Velodyne Lidar’s Puck LITE LiDAR sensor has been integrated as the primary perception and mapping sensor in Emesent’s Autonomy Level 2 (AL2) technology, which is used in the company’s Hovermap mapping and autonomy payload for UAVs (unmanned aerial vehicles). The Puck LITE provides Hovermap with real-time perception abilities and high-accuracy 3D data, enabling autonomous drone flight in areas beyond visual line of sight (BVLOS) and without GPS connectivity.
The new AL2 technology is part of Emesent’s simultaneous localization and mapping (SLAM)-based autonomy stack, which allows drones to perform autonomous exploration, navigation and LiDAR mapping in hazardous and hard-to-access environments such as mines, civil construction works, telecommunications infrastructure and disaster response areas. Unmanned vehicles equipped with these capabilities can fly beyond communications range, self-navigate and avoid obstacles including thin wires and branches. AL2 can be operated from take-off to landing by setting smart waypoints in a live 3D map streamed to a tablet, allowing operators to remain a safe distance from hazards.
Velodyne Puck LITE sensors deliver high-resolution LiDAR imagery that can be used to measure and analyze indoor and outdoor environments. Designed for applications that require a sensor with a low weight and compact size, the Puck LITE delivers high resolution and performance for unmanned systems and mobile sensing applications. It provides a full 360-degree environmental view to deliver real-time 3D data, which can be used by companies to gain better data insights on how to make mines and other environments safe.
In the United States, the Federal Aviation Administration (FAA) currently places restrictions on BVLOS drone operations. Emesent’s technology innovation could potentially help further safe, autonomous drone flight for a wide variety of industries.

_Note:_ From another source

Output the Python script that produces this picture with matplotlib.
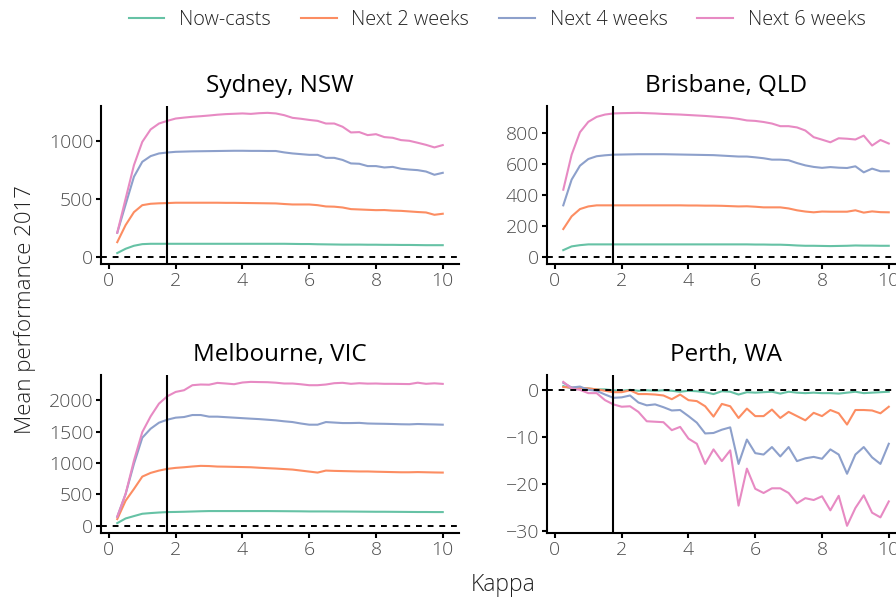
import matplotlib
matplotlib.use("Agg")
import matplotlib.pyplot as plt
import numpy as np

plt.rcParams['font.family'] = ['Open Sans', 'DejaVu Sans']

kappa = np.arange(1, 41) * 0.25
series = ["Now-casts", "Next 2 weeks", "Next 4 weeks", "Next 6 weeks"]
colors = ["#66c2a5", "#fc8d62", "#8da0cb", "#e78ac3"]

sydney = {
    "Now-casts": [32, 69, 95, 109, 112, 112, 112, 112, 112, 112, 112, 112, 112, 112, 112, 112, 112, 112, 112, 112,
                  112, 111, 110, 110, 108, 107, 106, 105, 105, 105, 104, 104, 103, 103, 102, 102, 101, 100, 100, 100],
    "Next 2 weeks": [126, 273, 385, 445, 457, 461, 463, 466, 466, 466, 466, 466, 466, 465, 465, 464, 463, 462, 461, 460,
                     455, 451, 451, 451, 445, 434, 432, 425, 411, 408, 405, 402, 403, 398, 396, 391, 386, 382, 362, 371],
    "Next 4 weeks": [207, 450, 690, 819, 868, 891, 899, 905, 907, 909, 910, 911, 912, 913, 914, 914, 913, 913, 912, 912,
                     900, 891, 885, 879, 879, 853, 853, 835, 805, 802, 782, 782, 770, 775, 759, 752, 747, 735, 707, 724],
    "Next 6 weeks": [207, 500, 790, 991, 1098, 1149, 1172, 1192, 1200, 1207, 1212, 1218, 1225, 1230, 1233, 1236, 1232, 1238,
                     1241, 1236, 1221, 1198, 1190, 1180, 1172, 1149, 1149, 1121, 1072, 1075, 1049, 1057, 1032, 1026, 1006,
                     1000, 983, 965, 943, 963],
}
brisbane = {
    "Now-casts": [43, 67, 75, 80, 80, 80, 80, 80, 80, 80, 80, 80, 80, 80, 80, 80, 80, 80, 80, 80,
                  80, 80, 80, 79, 79, 78, 78, 76, 73, 71, 71, 70, 69, 70, 71, 73, 72, 72, 71, 71],
    "Next 2 weeks": [179, 261, 308, 325, 332, 332, 332, 332, 332, 332, 332, 332, 332, 332, 332, 331, 331, 330, 330, 329,
                     327, 325, 326, 323, 319, 319, 319, 312, 300, 292, 287, 292, 291, 291, 291, 300, 285, 293, 288, 287],
    "Next 4 weeks": [332, 498, 588, 631, 649, 655, 659, 660, 661, 662, 662, 662, 662, 661, 660, 659, 658, 657, 656, 653,
                     650, 647, 647, 642, 636, 627, 627, 623, 605, 590, 580, 574, 579, 575, 573, 584, 545, 569, 552, 552],
    "Next 6 weeks": [433, 659, 804, 871, 903, 918, 925, 927, 928, 929, 927, 925, 922, 920, 918, 915, 912, 909, 905, 901,
                     897, 890, 880, 877, 870, 860, 843, 843, 835, 815, 772, 756, 739, 765, 762, 757, 782, 718, 754, 731],
}
melbourne = {
    "Now-casts": [43, 117, 155, 192, 203, 212, 219, 221, 224, 228, 232, 235, 235, 235, 235, 235, 235, 235, 235, 234,
                  233, 232, 231, 229, 229, 229, 228, 228, 227, 226, 225, 224, 224, 223, 222, 221, 220, 220, 219, 219],
    "Next 2 weeks": [107, 400, 587, 784, 843, 880, 907, 923, 933, 945, 955, 952, 944, 942, 939, 936, 933, 925, 918, 912,
                     904, 896, 880, 864, 848, 880, 875, 872, 869, 866, 866, 862, 859, 856, 853, 853, 856, 853, 850, 848],
    "Next 4 weeks": [144, 507, 987, 1403, 1547, 1643, 1691, 1723, 1733, 1765, 1765, 1739, 1739, 1731, 1723, 1715, 1707, 1700,
                     1690, 1680, 1665, 1653, 1630, 1611, 1611, 1653, 1645, 1637, 1637, 1640, 1630, 1627, 1625, 1622, 1618,
                     1616, 1622, 1618, 1615, 1611],
    "Next 6 weeks": [144, 507, 1040, 1493, 1744, 1947, 2064, 2133, 2160, 2240, 2251, 2248, 2277, 2267, 2256, 2283, 2293, 2290,
                     2288, 2280, 2267, 2267, 2255, 2240, 2240, 2251, 2272, 2278, 2262, 2272, 2265, 2267, 2262, 2262, 2260,
                     2258, 2280, 2262, 2270, 2261],
}
perth = {
    "Now-casts": [0.9, 0.4, 0.5, 0.4, 0.2, 0.2, 0.0, -0.1, 0.1, -0.1, 0.0, -0.1, 0.0, -0.1, -0.3, -0.1, -0.2, -0.4,
                  -0.8, -0.2, -0.3, -0.9, -0.4, -0.5, -0.4, -0.3, -0.7, -0.3, -0.5, -0.6, -0.5, -0.6, -0.6, -0.7, -0.5,
                  -0.3, -0.6, -0.5, -0.4, -0.3],
    "Next 2 weeks": [0.7, 0.6, 0.5, 0.4, 0.2, -0.1, -0.4, -0.4, 0.0, -0.8, -0.8, -0.9, -1.1, -1.9, -0.9, -2.1, -2.3,
                     -3.4, -5.6, -2.9, -3.4, -5.9, -3.9, -5.5, -5.5, -4.1, -5.9, -4.6, -5.5, -6.4, -4.8, -5.5, -4.2, -4.9,
                     -7.3, -4.2, -4.2, -4.3, -4.9, -3.5],
    "Next 4 weeks": [1.6, 0.6, 0.8, 0.1, -0.1, -0.9, -1.6, -1.5, -1.1, -2.6, -3.2, -3.0, -3.6, -4.3, -4.2, -5.5, -6.9,
                     -9.2, -9.1, -8.4, -7.9, -15.7, -10.5, -13.4, -13.7, -12.1, -14.1, -12.1, -15.1, -14.5, -14.2, -14.6,
                     -12.6, -13.7, -17.8, -13.7, -12.1, -14.3, -15.7, -11.4],
    "Next 6 weeks": [1.8, 0.4, 0.1, -0.6, -0.6, -2.1, -3.0, -3.5, -3.4, -4.6, -6.6, -6.7, -6.8, -8.5, -7.8, -10.3, -11.4,
                     -15.7, -12.6, -15.1, -12.8, -24.6, -16.7, -21.0, -21.9, -20.9, -20.9, -21.9, -24.1, -23.0, -23.4,
                     -22.6, -25.6, -22.5, -28.9, -25.1, -22.4, -26.1, -27.1, -23.7],
}

panels = [
    ("Sydney, NSW", sydney, [0, 500, 1000], [0.1127, 0.5615, 0.3996, 0.263]),
    ("Brisbane, QLD", brisbane, [0, 200, 400, 600, 800], [0.6105, 0.5615, 0.3996, 0.263]),
    ("Melbourne, VIC", melbourne, [0, 500, 1000, 1500, 2000], [0.1127, 0.1146, 0.3996, 0.263]),
    ("Perth, WA", perth, [0, -10, -20, -30], [0.6105, 0.1146, 0.3996, 0.263]),
]
kappa_opt = 1.75

fig = plt.figure(figsize=(8.96, 6.02), dpi=100)
handles = []
for title, data, yticks, pos in panels:
    ax = fig.add_axes(pos)
    allv = []
    for s, c in zip(series, colors):
        ln, = ax.plot(kappa, data[s], color=c, lw=1.5, label=s)
        allv += data[s]
        if len(handles) < 4:
            handles.append(ln)
    ax.axhline(0, color="black", lw=1.4, ls=(0, (3, 3)))
    ax.axvline(kappa_opt, color="black", lw=1.5)
    lo, hi = min(min(allv), 0), max(max(allv), 0)
    pad = (hi - lo) * 0.05
    ax.set_ylim(lo - pad, hi + pad)
    xpad = (kappa[-1] - kappa[0]) * 0.05
    ax.set_xlim(kappa[0] - xpad, kappa[-1] + xpad)
    ax.set_xticks([0, 2, 4, 6, 8, 10])
    ax.set_yticks(yticks)
    for sp in ["top", "right"]:
        ax.spines[sp].set_visible(False)
    for sp in ["left", "bottom"]:
        ax.spines[sp].set_linewidth(1.5)
    ax.tick_params(length=3.5, width=1.5, color="black", labelsize=14, labelcolor="#4d4d4d", pad=2)
    for lab in ax.get_xticklabels() + ax.get_yticklabels():
        lab.set_fontweight("light")
    ax.set_title(title, fontsize=17.5, color="black", pad=10)

fig.text(0.0275, 0.485, "Mean performance 2017", rotation=90, ha="center", va="center",
         fontsize=16, color="#222222", fontweight="light")
fig.text(0.561, 0.028, "Kappa", ha="center", va="center", fontsize=16.5, color="#222222", fontweight="light")
leg = fig.legend(handles, series, loc="center", bbox_to_anchor=(0.555, 0.967), ncol=4, frameon=False,
                 fontsize=14.3, handlelength=1.8, columnspacing=1.5, handletextpad=0.75)
for t in leg.get_texts():
    t.set_color("#222222")
    t.set_fontweight("light")
fig.savefig("out.png", dpi=100)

Dr. Stefan Hrabar, Emesent CEO, commented: “The Velodyne Puck LITE is simply a sensational sensor for creating drone-based mapping and autonomy solutions because of its compact size, light weight and performance – all critical for drone-mounted systems. The sensor was an essential ingredient in helping us to create game-changing new technology that can obtain vital data in challenging environments in real time without risking the machine or operator safety.”

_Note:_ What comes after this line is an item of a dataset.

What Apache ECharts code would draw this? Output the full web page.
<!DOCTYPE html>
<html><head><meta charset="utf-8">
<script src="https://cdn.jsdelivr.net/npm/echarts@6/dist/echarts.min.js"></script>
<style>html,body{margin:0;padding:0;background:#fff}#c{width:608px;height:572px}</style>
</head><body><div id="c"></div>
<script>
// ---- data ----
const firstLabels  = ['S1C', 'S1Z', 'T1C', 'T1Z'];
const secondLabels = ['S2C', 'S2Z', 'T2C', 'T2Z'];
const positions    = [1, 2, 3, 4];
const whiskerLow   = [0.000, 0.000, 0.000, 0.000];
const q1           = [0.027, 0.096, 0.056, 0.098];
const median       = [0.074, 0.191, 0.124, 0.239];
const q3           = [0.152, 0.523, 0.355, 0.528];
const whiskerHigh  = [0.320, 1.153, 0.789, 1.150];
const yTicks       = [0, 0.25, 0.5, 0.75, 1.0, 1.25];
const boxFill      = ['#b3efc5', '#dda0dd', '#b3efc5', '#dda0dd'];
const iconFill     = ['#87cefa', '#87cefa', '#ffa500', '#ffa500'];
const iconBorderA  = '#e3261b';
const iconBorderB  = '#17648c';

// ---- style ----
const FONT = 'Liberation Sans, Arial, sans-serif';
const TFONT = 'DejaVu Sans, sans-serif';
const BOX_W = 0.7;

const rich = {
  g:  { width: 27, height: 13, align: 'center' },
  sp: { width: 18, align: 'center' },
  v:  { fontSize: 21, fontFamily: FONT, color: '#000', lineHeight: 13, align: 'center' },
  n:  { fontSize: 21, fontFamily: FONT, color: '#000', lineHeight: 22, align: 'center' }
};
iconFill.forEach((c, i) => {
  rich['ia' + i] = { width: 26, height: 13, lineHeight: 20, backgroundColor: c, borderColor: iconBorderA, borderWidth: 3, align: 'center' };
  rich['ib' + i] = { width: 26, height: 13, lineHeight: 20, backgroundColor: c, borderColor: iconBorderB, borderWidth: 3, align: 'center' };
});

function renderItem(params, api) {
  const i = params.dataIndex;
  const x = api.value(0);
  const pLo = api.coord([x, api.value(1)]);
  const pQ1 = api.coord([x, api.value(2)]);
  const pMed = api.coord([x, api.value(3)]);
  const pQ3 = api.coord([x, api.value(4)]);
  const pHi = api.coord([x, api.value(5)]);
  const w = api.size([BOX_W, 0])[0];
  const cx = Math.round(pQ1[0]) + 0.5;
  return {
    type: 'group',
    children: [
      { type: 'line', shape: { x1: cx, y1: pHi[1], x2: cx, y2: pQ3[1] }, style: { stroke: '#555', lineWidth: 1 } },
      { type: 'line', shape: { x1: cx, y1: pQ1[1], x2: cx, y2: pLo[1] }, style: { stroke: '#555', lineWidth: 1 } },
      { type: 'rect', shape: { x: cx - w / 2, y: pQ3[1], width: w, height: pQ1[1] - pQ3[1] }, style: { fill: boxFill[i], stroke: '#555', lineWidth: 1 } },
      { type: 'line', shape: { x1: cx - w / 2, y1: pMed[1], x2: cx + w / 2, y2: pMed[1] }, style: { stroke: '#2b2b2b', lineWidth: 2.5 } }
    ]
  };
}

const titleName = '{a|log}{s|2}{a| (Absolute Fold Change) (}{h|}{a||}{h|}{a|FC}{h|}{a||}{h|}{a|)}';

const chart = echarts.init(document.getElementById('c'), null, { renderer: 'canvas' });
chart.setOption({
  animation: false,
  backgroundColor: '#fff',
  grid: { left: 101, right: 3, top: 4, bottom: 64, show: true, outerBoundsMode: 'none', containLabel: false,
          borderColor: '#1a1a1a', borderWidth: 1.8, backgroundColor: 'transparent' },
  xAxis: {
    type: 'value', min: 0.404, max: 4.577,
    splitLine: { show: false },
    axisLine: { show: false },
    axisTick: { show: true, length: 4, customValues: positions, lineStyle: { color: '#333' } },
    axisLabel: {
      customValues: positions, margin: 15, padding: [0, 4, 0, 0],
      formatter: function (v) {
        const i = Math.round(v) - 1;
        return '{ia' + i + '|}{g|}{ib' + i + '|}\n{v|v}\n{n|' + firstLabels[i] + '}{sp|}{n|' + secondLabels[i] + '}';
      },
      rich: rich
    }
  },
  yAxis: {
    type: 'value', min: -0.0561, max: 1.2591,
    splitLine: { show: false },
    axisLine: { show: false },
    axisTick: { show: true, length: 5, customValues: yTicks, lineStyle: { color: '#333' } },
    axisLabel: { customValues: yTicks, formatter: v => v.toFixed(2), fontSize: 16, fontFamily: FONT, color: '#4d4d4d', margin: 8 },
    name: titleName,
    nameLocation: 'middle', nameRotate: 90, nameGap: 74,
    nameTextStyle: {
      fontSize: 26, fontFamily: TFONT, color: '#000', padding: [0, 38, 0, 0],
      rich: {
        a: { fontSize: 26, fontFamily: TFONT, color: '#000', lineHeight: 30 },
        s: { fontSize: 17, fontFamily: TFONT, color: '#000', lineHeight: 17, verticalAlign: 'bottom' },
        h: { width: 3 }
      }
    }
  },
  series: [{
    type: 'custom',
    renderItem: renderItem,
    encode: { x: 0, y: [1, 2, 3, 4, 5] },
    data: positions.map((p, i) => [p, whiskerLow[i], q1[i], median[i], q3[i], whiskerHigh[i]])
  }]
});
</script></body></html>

Jon Barad, Vice President of Business Development at Velodyne Lidar, stated: “Emesent’s innovative use of Velodyne’s lidar sensors is helping to deliver valuable data and insights that were previously impossible to access. In addition to what they provide today to the mining, infrastructure, survey and mapping industries, it is exciting to consider how this innovation will help usher in a new era of autonomous drone operation across a variety of other industries.”
Emesent is an Automated with Velodyne partner, working on state-of-the-art drone autonomy technologies for GPS-denied environments. The company recently placed fourth in the urban circuit of the DARPA SubterraneanChallenge together with the Robotics and Autonomous Systems Group at the Commonwealth Scientific and Industrial Research Organization (CSIRO) and Georgia Institute of Technology.